В конце августа, после освобождения радиста, на мои плечи легла обязанность — связь с соседними камерами: я был единственным, кто владел морзе. Первым делом уведомил соседей о причине изменения «почерка». Учиться стучать приходилось левой рукой. Весть об освобождении товарища была соседями встречена с восторгом.
Идет сеанс передачи. Товарищи у дверей навострили уши: не шаркает ли поблизости тюремщик в своих соломенных калошах, надетых на сапоги, не шуршат ли шторки глазков на соседних дверях? Если что, меня предупредят, и я оборву перестук условным сигналом тревоги. Шарль д’Орлеан, претендент на трон, по закону солидарности, тоже на атасе…
Однажды быстрый топот ног оборвался у наших дверей. Клацнул запор, в камеру втолкнули новичка. Дверь захлопнулась. Новенький явно растерян: обводит нас глазами. Хорошо его понимаю: «Куда я попал? Кто эти люди? Как меня примут? Сколько здесь придется пробыть? Что будет со мной дальше?» Сочувствую его немым вопросам, но что ответить? Рассматриваем с любопытством: кто он сам?.. Высокого роста, худой, но жилистый. Чуть постарше меня. Продолговатое лицо с открытым высоким лбом. Слегка вьющиеся волосы, тонкая шея (сразу видно: спортом не занимался!). Длинные тонкие пальцы (не пианист ли?). Опрятный вид, одет по моде, хорошо отутюженный спортивный костюм (арестован недавно, из зажиточной семьи!). Странно: на нем теплая, не по сезону, канадская куртка цвета хаки с широким меховым воротником, ботинки типа альпийских, с толстой подошвой («не летчик ли или парашютист?») Сравниваю его появление со своим. Не сравнить — о моем существовании в камере узнали прежде моего в ней появления.
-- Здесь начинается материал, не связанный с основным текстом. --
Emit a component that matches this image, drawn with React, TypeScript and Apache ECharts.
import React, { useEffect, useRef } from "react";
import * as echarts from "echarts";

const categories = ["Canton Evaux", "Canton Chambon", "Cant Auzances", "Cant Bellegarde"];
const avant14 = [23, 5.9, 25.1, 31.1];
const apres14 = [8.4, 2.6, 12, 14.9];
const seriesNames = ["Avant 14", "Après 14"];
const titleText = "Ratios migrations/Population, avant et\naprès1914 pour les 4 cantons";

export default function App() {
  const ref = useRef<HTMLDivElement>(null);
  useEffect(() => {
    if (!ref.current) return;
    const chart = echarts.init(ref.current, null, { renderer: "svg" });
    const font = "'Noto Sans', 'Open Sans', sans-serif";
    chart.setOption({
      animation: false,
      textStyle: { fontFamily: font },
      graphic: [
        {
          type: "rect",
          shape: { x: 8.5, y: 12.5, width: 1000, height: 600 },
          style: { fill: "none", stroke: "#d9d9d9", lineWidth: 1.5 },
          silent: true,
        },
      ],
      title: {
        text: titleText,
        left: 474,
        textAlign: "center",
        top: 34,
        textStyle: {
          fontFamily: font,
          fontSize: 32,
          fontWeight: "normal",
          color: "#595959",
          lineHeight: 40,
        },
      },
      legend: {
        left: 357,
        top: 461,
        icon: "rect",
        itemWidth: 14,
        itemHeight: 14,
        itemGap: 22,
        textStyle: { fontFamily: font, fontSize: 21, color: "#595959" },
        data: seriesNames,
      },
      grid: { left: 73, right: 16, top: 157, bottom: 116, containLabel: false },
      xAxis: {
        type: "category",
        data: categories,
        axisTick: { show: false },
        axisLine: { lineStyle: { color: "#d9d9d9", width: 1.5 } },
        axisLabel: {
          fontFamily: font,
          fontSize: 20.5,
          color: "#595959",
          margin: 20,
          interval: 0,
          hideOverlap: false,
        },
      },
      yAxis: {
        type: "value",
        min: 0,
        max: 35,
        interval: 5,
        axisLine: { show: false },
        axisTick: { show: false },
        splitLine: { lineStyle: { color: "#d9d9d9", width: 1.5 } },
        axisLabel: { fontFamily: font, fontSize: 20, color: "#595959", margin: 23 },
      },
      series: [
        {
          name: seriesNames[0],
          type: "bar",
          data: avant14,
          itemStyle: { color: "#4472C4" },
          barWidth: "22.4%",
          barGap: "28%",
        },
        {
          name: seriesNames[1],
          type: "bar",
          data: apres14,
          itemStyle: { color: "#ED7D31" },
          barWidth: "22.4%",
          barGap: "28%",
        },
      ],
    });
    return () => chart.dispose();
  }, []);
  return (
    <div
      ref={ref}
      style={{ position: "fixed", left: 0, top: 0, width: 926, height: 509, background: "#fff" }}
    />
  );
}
И когда меня втолкнули сюда голого, с посиневшим дрожавшим телом, то приняли как старого, уже оплаканного знакомого. А новичок — как снег на голову! Откуда он? Кто такой?
— Морис Монте — представился парень. — Привезли из форта Монлюк… Лионской тюрьмы. К счастью, руки начальника гестапо, Клауса Барбье, до меня не дошли…
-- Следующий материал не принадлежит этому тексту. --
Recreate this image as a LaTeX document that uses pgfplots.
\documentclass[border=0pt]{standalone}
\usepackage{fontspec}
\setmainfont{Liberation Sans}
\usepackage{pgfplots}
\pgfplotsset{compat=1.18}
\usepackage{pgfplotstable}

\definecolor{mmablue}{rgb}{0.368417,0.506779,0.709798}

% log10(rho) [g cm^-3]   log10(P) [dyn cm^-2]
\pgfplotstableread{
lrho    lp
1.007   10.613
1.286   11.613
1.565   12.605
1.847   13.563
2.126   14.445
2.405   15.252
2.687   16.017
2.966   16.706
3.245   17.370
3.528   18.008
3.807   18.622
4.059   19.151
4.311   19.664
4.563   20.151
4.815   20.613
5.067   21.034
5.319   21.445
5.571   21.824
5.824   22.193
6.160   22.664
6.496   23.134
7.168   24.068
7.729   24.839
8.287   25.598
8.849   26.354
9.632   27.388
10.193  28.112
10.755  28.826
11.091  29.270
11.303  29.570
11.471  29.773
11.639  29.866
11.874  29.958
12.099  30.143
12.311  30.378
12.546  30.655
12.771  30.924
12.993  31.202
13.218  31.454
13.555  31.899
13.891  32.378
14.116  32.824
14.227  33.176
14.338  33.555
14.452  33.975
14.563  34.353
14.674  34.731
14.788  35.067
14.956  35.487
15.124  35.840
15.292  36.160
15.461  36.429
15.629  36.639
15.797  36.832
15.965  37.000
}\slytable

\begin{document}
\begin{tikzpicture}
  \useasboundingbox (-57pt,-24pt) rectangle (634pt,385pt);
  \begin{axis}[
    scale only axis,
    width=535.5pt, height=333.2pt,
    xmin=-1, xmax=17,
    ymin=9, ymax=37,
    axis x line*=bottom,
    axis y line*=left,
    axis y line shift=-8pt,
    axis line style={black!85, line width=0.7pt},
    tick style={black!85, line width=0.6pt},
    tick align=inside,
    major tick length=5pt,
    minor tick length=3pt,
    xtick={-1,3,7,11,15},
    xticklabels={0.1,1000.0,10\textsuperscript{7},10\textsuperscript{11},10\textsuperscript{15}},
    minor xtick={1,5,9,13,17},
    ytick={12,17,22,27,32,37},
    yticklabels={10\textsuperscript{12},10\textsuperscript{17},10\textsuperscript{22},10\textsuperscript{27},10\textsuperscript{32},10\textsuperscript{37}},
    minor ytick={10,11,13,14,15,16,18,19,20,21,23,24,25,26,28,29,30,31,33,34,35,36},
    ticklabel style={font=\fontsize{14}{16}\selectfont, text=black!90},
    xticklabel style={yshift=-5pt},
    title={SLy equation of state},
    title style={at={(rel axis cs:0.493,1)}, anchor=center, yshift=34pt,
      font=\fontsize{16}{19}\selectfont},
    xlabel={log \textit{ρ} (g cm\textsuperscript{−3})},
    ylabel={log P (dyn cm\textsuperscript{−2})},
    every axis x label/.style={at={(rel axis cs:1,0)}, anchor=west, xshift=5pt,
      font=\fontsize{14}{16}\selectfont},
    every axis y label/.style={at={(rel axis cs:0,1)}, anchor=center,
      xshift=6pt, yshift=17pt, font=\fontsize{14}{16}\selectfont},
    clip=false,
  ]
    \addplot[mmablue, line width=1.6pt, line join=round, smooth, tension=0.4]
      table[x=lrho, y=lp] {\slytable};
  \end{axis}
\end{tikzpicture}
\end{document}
Поочередно, представляемся и мы. Сразу же засыпали его вопросами: что нового на воле, что слышно о Втором фронте, скоро ли погонят оккупантов? Ответы подтвердили то, что мы знали и так: в тюрьме были довольно свежие сведения. На Второй фронт пока никаких надежд!
— Ну что ж, располагайся! — наш «папа» сразу же перешел на «ты» и указал на освободившуюся койку радиста. — Вдруг и тебе на этом месте улыбнется счастье: несколько дней назад ее хозяина выпустили на волю.
— Ну нет — запротестовал Морис. — Мне такого не светит! — В нашей камере закон: надежды не терять! Пути Господни неисповедимы. Быть пессимистом не дадим!
Расспрашивать, за что арестован, было не в наших правилах: захочет — сам расскажет. Пусть даже то, о чем знает гестапо, — мы в претензии на это не будем. Но Морису, как оказалось, утаивать было нечего. После допросов в лионском гестапо и одиночки в Монлюке ему и самому хотелось выговориться, услышать наш прогноз на его дальнейшую судьбу. Итак, кто он, за что арестован?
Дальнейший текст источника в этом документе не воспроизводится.